3. Backtesting: You can test your strategy against historical market data before risking real money. While past performance doesn’t guarantee future results, robust backtesting helps refine rules, identify flaws, and estimate potential viability.
4. Scalability: An algo can monitor and potentially trade hundreds of instruments simultaneously across different markets, a task impossible for a single human trader. It can also execute large orders efficiently by breaking them down.
5. Consistency: Once deployed, the algorithm applies the rules consistently, 24/7 if needed, removing variability due to human fatigue or mood.
The Reality Check: Challenges and Limitations
Despite the promise, algo trading isn’t a magic money-printing machine. Significant hurdles exist:
1. Not “Set and Forget”: The biggest myth is that you can create a profitable algo, launch it, and watch the profits roll in indefinitely. Markets evolve. Strategies decay. Successful algo trading requires constant monitoring, optimization, and adjustment. It’s more like tending a complex garden than launching a rocket.
2. The Overfitting Trap: When backtesting, it’s dangerously easy to create a strategy that fits past data perfectly but fails miserably in real-time trading. This happens when rules become too specific to historical quirks. Robust testing requires using “out-of-sample” data and ensuring rules are logical, not just data-mined.
3. Technical Complexity & Cost: Developing, testing, deploying, and maintaining trading algorithms requires significant technical skills (programming, data analysis) and infrastructure (reliable data feeds, potentially low-latency connections, robust servers). Broker API access and execution costs add up. For complex algos, the entry barrier is high.
4. Black Box Risk: Especially with sophisticated models (like machine learning), it can be hard to understand why the algo made a particular trade. This lack of transparency can be risky if unexpected market behavior occurs.

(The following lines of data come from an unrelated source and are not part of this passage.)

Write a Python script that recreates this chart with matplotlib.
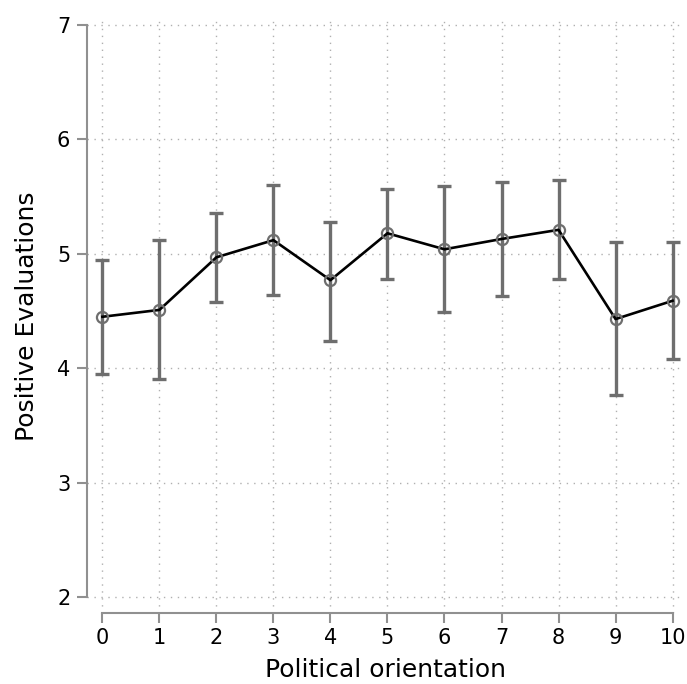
import numpy as np
import matplotlib.pyplot as plt

# Mean positive evaluations by political orientation, with interval bounds
orientation = np.arange(0, 11)
mean_eval = np.array([4.45, 4.51, 4.97, 5.12, 4.77, 5.18, 5.04, 5.13, 5.21, 4.43, 4.59])
upper = np.array([4.95, 5.12, 5.36, 5.60, 5.28, 5.57, 5.59, 5.63, 5.65, 5.10, 5.10])
lower = np.array([3.95, 3.91, 4.58, 4.64, 4.24, 4.78, 4.49, 4.63, 4.78, 3.77, 4.08])

yerr = np.vstack([mean_eval - lower, upper - mean_eval])

fig = plt.figure(figsize=(6.87, 6.84), dpi=100)
ax = fig.add_axes([0.1266, 0.1038, 0.869, 0.8670])

ax.errorbar(orientation, mean_eval, yerr=yerr, fmt="none", ecolor="#6e6e6e",
            elinewidth=2.4, capsize=5, capthick=2.4, zorder=2)
ax.plot(orientation, mean_eval, color="black", lw=1.9, zorder=3)
ax.plot(orientation, mean_eval, "o", ms=8, mfc="none", mec="#6e6e6e", mew=1.6, zorder=4)

ax.set_xlim(-0.27, 10.2)
ax.set_ylim(1.86, 7.045)
ax.set_xticks(orientation)
ax.set_yticks([2, 3, 4, 5, 6, 7])

for side in ["top", "right"]:
    ax.spines[side].set_visible(False)
ax.spines["left"].set_bounds(2, 7)
ax.spines["bottom"].set_bounds(0, 10)
for side in ["left", "bottom"]:
    ax.spines[side].set_color("#909090")
    ax.spines[side].set_linewidth(1.5)

ax.tick_params(axis="both", colors="#909090", labelcolor="black", labelsize=15,
               length=7, width=1.5, direction="out")
ax.tick_params(axis="y", pad=5)
ax.tick_params(axis="x", pad=4)

ax.grid(True, linestyle=(0, (1, 4)), color="#b0b0b0", linewidth=1.0)
ax.set_axisbelow(True)

ax.set_xlabel("Political orientation", fontsize=18, labelpad=7)
ax.set_ylabel("Positive Evaluations", fontsize=18, labelpad=13)

fig.savefig("out.png", dpi=100)
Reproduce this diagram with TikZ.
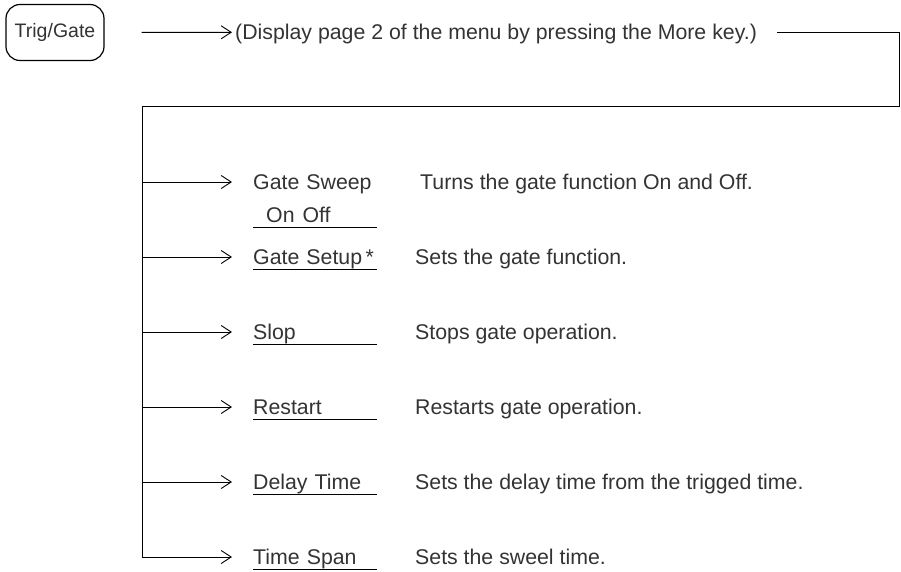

5. System Failures & Glitches: Software has bugs. Internet connections drop. Data feeds glitch. A malfunctioning algorithm can execute unintended trades rapidly, leading to significant losses. Redundancy and failsafes are crucial but add complexity.
6. Market Impact & Slippage: Large algorithmic orders can move the market price against you before the order is fully filled (slippage). This is especially true in less liquid markets.
7. The Human Element Isn’t Obsolete: Algorithms excel at executing predefined rules based on quantifiable data. They struggle with interpreting qualitative information – unexpected news events, geopolitical shifts, or shifts in market sentiment that haven’t yet manifested in the data they track. Human oversight remains vital.
Is It Just for Wall Street?
While large institutions pioneered algo trading and have massive resources, the landscape has changed dramatically. Powerful programming languages (Python), affordable cloud computing, and broker APIs have democratized access. Retail traders can develop and deploy algorithms.
However, competing head-to-head with institutional algos in high-frequency arenas remains incredibly difficult due to their superior infrastructure and direct market access. Retail algo traders often find more success focusing on slower timeframes (minutes, hours, days) or strategies less dependent on microsecond advantages.
So, Is Algo Trading Actually Worth It?
The answer, frustratingly, is: It Depends.
Worth Considering If:
You have a well-defined, rule-based strategy that’s difficult to execute manually (e.g., scalping, complex multi-leg options).
You struggle with emotional trading and lack discipline.
You possess (or are willing to acquire) the necessary technical skills or have resources to collaborate with developers.
You understand it’s a tool requiring continuous effort, not a passive income stream.
Your goals include efficiency, consistency, and removing emotion, not just guaranteed outsized profits.
Likely Overhyped (For You) If:
You expect effortless, guaranteed profits with minimal input.
You lack a proven trading strategy – automating a bad strategy just loses money faster.
You have no interest in the technical aspects or the ongoing maintenance burden.
You believe it’s a shortcut to compete with Wall Street giants on their terms.
Making it Work: A Pragmatic Approach
1. Master Trading First: Focus on developing and profitably executing a strategy manually before automating it. Algo trading amplifies your strategy; it doesn’t create one.
2. Start Small & Simple: Begin with automating a small part of your process (e.g., entry rules with manual exit) or a very simple strategy. Use simulation (paper trading) extensively.
3. Invest in Learning: Dedicate time to learn programming (Python is popular), data analysis, and algo trading concepts. Numerous online courses and communities exist.
4. Rigorous Backtesting & Forward Testing: Test relentlessly on historical data and in real-time simulation. Be brutally honest about results and the risk of overfitting.
5. Manage Risk Aggressively: Implement strict risk controls within your algos (position sizing, stop-losses) and monitor execution closely, especially initially.
6. Embrace Continuous Improvement: Markets change. Your algos will need tuning and sometimes major overhauls. Budget time and resources for this.
The Verdict: Tool, Not Magic
Algorithmic trading is a powerful tool, not a magic wand. Its true value lies in automating discipline, executing complex strategies consistently, and improving efficiency. It excels at removing human emotion and latency from the equation.
However, it demands significant effort, technical acumen, continuous maintenance, and, critically, a robust underlying strategy. It’s not a shortcut to riches, nor is it irrelevant hype. For the disciplined, technically-inclined trader with a sound strategy, it can be a highly valuable asset. For those seeking an easy button or lacking foundational trading skills, the reality will likely fall far short of the hype. The key is understanding its strengths, limitations, and the substantial commitment required to make it genuinely “worth it.”